A arquiteta Isabella Cavallero se interessou pelo tema ao encontrar, em 2022, um anúncio antigo que destacava um abrigo antiaéreo como vantagem de um prédio. A partir daí, iniciou uma pesquisa que hoje está disponível no site Bunker Paradies, projeto criado em parceria com a antropóloga colombiana Ana Catalina Correa, que investiga bunkers ligados ao narcotráfico em seu país.
Na década de 1940, Copacabana vivia um boom imobiliário. Era o destino da elite carioca e os prédios tinham arquitetura em estilo art déco, com detalhes dourados, mármore e metal. Os bunkers eram mais um atrativo de luxo, aparecendo em anúncios junto a atributos como salas espaçosas, banheiros ingleses e "garage". O edifício Menescal, por exemplo, foi promovido com a frase: "uma garage para 70 carros e o maior abrigo antiaéreo já aprovado pelo Serviço Nacional de Defesa Civil".
Além de estruturas reforçadas em concreto, os manuais da época ensinavam os cidadãos a construírem trincheiras em seus quintais. O coronel Orozimbo Martins Pereira, chefe do serviço, reforçava em seu livro Alerta! que a população não deveria esperar tudo do governo, mas colaborar com sua própria proteção.
Durante os passeios realizados por Cavallero, muitos participantes se surpreendiam ao saber da existência desses espaços. A jornalista Fernanda Castelo Branco, por exemplo, que já havia visitado bunkers europeus, confessou nunca imaginar que o Rio tivesse estruturas semelhantes. Já Miguel Doldan, membro de um grupo de reencenação histórica da Segunda Guerra, afirmou que ver os prédios sob outra perspectiva o aproximou das experiências vividas por quem enfrentou o conflito.
O interesse pelo tema cresceu após um vídeo sobre o tour viralizar no TikTok. Desde então, Cavallero passou a receber mensagens de moradores oferecendo acesso aos subsolos de seus prédios e informando endereços ainda não mapeados.
Hoje vivendo em Berlim, onde trabalha com modelagem 3D de edificações e documentação de patrimônio, Cavallero continua sua pesquisa com apoio popular e do gabinete do vereador Flávio Valle.
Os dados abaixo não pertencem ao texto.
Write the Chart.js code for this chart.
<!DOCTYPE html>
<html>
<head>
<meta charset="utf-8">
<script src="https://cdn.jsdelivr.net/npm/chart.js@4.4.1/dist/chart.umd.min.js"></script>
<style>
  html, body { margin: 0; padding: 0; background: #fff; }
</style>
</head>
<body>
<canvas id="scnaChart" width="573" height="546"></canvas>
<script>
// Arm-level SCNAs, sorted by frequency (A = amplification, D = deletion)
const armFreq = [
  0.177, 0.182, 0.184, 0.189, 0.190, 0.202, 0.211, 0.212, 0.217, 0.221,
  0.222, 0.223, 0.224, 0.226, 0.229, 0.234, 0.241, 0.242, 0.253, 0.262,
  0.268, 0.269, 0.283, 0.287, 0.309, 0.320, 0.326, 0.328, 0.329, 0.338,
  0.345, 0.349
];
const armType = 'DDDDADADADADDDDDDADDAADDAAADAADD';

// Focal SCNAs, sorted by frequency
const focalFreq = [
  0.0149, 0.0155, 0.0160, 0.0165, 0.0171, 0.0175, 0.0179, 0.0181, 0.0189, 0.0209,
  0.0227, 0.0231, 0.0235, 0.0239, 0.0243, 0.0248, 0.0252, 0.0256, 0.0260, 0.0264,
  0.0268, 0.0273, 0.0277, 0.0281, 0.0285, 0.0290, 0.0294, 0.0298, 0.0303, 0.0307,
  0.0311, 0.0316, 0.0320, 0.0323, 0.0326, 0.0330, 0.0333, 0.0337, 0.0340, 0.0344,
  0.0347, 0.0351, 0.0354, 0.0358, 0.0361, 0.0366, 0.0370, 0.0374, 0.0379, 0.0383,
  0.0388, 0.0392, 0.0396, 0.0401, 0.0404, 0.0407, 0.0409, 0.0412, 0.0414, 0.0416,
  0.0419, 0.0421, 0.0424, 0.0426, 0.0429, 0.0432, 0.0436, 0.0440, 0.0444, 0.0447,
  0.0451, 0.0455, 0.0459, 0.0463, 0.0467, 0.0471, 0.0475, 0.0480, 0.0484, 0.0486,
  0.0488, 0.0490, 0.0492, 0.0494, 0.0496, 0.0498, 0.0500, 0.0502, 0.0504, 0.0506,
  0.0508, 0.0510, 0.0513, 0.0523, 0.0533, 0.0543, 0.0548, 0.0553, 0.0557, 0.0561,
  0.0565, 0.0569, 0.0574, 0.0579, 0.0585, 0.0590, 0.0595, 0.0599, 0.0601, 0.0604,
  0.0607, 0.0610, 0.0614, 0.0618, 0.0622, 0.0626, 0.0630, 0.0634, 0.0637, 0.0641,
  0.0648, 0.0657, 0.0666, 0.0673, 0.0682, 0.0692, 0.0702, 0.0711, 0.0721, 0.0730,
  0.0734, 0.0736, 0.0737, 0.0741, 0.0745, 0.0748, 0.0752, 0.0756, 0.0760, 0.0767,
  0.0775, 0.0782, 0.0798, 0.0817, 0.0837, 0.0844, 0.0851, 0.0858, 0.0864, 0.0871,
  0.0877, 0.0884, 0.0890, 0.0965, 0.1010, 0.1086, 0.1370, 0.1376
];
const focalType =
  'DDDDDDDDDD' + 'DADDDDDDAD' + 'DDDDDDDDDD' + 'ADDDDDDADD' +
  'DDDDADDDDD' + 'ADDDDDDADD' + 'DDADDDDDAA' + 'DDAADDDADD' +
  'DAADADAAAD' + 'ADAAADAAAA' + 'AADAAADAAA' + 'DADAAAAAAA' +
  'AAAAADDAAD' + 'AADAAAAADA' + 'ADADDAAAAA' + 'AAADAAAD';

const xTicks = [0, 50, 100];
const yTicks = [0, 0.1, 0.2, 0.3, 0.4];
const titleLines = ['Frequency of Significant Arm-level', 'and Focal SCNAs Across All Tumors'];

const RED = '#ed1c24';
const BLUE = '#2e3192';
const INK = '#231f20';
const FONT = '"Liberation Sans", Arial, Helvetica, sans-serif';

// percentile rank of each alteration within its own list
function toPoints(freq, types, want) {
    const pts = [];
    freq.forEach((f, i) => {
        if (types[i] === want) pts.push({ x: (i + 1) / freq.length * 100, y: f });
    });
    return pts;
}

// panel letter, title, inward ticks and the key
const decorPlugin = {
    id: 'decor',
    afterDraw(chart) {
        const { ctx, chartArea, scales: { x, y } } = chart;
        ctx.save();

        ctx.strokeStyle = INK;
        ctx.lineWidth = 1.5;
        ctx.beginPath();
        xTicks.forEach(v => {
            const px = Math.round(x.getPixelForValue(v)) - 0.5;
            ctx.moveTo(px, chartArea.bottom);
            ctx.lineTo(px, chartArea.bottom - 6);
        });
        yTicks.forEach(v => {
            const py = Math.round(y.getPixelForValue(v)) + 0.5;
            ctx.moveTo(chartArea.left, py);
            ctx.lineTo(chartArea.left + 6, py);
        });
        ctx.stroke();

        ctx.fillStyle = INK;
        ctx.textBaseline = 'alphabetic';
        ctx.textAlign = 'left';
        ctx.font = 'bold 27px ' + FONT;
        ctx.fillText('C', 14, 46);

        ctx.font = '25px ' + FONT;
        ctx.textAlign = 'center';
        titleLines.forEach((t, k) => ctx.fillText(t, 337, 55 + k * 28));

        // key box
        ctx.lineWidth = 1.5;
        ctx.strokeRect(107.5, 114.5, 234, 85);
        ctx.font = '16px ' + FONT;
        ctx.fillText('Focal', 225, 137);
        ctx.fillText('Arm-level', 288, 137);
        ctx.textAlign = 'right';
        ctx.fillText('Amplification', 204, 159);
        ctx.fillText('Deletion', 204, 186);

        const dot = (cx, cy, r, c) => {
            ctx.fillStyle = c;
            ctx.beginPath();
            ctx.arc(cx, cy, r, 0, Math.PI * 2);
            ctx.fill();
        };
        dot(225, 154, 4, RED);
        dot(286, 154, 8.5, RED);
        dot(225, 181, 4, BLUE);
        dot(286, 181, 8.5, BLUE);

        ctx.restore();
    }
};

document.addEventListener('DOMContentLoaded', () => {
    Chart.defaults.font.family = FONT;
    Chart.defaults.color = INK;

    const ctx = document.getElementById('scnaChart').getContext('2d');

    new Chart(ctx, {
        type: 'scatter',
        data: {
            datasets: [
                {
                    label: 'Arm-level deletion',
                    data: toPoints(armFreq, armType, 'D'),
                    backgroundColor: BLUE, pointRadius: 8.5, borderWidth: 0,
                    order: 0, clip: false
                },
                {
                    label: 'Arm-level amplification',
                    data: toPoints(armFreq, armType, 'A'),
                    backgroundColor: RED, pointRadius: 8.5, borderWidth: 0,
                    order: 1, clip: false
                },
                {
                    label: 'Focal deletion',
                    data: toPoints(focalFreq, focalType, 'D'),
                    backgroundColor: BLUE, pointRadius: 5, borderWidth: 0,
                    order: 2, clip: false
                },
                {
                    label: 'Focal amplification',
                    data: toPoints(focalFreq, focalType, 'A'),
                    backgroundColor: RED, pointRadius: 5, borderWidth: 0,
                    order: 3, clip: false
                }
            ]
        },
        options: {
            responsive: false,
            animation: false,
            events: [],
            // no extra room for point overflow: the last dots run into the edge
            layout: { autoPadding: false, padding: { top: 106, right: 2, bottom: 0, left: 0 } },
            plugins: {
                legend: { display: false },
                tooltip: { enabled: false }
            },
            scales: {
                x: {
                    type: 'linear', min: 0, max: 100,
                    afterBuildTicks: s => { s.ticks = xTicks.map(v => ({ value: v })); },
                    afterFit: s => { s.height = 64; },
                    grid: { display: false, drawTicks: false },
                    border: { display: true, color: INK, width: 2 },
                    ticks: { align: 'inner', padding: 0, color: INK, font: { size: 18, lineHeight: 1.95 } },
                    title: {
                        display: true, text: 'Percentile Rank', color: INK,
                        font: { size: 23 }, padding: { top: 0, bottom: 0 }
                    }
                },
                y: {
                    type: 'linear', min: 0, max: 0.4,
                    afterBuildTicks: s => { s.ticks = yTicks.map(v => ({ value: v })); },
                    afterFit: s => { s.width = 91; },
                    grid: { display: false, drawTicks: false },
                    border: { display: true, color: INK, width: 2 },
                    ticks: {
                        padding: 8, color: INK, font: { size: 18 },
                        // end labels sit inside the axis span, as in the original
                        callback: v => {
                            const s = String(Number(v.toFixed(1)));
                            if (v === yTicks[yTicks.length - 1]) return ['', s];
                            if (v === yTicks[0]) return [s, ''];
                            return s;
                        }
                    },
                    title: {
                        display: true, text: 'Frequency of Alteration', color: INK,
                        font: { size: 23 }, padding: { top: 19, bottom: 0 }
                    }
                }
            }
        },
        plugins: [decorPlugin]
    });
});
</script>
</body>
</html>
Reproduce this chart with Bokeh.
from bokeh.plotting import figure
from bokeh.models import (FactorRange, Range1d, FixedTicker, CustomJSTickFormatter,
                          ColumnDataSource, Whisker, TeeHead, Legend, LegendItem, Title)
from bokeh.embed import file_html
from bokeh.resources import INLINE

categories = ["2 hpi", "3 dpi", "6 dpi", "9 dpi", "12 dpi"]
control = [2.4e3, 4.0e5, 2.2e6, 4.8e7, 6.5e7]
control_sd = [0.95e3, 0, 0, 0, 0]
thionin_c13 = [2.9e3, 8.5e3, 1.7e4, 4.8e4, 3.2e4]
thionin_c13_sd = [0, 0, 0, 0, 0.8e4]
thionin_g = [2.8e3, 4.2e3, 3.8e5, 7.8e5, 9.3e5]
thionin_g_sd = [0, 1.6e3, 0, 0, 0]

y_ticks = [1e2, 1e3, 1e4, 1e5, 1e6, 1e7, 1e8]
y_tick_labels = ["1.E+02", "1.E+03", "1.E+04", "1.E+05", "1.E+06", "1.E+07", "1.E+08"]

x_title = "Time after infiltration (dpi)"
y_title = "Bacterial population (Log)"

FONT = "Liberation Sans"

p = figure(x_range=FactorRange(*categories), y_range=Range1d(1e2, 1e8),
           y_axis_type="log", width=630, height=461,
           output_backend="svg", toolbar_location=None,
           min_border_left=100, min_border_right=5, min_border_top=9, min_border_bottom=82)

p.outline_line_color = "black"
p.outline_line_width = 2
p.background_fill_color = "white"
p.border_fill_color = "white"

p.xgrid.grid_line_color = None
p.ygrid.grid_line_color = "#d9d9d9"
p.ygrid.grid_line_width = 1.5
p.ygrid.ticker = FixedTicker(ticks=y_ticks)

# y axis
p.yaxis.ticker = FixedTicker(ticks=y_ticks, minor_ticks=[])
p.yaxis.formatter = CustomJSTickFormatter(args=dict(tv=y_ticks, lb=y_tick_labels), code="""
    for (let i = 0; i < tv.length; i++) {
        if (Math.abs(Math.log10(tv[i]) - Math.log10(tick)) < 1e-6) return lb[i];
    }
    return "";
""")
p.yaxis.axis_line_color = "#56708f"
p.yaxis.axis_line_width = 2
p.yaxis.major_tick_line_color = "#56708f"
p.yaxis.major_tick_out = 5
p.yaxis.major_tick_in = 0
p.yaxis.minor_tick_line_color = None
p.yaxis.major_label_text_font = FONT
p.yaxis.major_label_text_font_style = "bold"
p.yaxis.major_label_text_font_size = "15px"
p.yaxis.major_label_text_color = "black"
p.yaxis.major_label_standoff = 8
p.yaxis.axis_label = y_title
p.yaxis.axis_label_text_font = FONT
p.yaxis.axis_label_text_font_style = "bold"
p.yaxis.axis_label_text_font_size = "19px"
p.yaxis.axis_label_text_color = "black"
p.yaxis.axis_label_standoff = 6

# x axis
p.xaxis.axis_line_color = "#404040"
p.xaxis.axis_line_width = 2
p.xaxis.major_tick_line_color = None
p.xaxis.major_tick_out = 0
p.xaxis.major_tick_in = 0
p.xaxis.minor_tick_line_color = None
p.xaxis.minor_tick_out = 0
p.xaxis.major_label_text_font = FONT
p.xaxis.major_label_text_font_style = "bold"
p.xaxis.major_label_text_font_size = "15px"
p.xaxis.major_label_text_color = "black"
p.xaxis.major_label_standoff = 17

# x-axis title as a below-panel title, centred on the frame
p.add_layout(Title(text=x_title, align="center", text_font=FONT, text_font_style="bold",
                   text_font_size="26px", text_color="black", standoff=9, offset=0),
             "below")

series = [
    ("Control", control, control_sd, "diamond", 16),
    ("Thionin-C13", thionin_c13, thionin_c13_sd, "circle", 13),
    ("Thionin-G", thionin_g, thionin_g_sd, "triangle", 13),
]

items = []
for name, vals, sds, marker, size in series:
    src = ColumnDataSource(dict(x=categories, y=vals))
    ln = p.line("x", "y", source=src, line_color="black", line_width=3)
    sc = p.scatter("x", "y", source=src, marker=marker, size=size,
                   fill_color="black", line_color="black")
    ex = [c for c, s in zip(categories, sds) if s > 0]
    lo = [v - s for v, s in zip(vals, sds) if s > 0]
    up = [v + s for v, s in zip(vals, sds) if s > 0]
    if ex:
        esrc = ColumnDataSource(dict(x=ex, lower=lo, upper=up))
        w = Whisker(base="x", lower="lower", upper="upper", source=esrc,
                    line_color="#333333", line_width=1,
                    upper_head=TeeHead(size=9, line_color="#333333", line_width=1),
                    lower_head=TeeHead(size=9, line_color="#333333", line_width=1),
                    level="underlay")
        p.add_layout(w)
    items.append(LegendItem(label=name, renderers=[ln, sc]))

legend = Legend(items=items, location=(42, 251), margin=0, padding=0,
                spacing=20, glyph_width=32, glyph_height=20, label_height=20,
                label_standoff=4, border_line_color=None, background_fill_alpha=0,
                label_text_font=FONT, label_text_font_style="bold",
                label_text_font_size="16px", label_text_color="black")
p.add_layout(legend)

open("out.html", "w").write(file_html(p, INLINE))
Recentemente, uma moradora do Flamengo enviou-lhe uma imagem de uma placa que dizia: "Abrigo antiaéreo adaptado para garagem em 1949", ao lado de fotos de aviões da guerra.
"Gostaria que todos os subsolos tivessem ao menos um registro visual dessa história", diz ela.
Para a arquiteta, dar visibilidade a esses vestígios é uma maneira de manter viva a memória da Segunda Guerra Mundial, do combate ao fascismo e da ditadura Vargas, evitando que esse passado desapareça da consciência coletiva.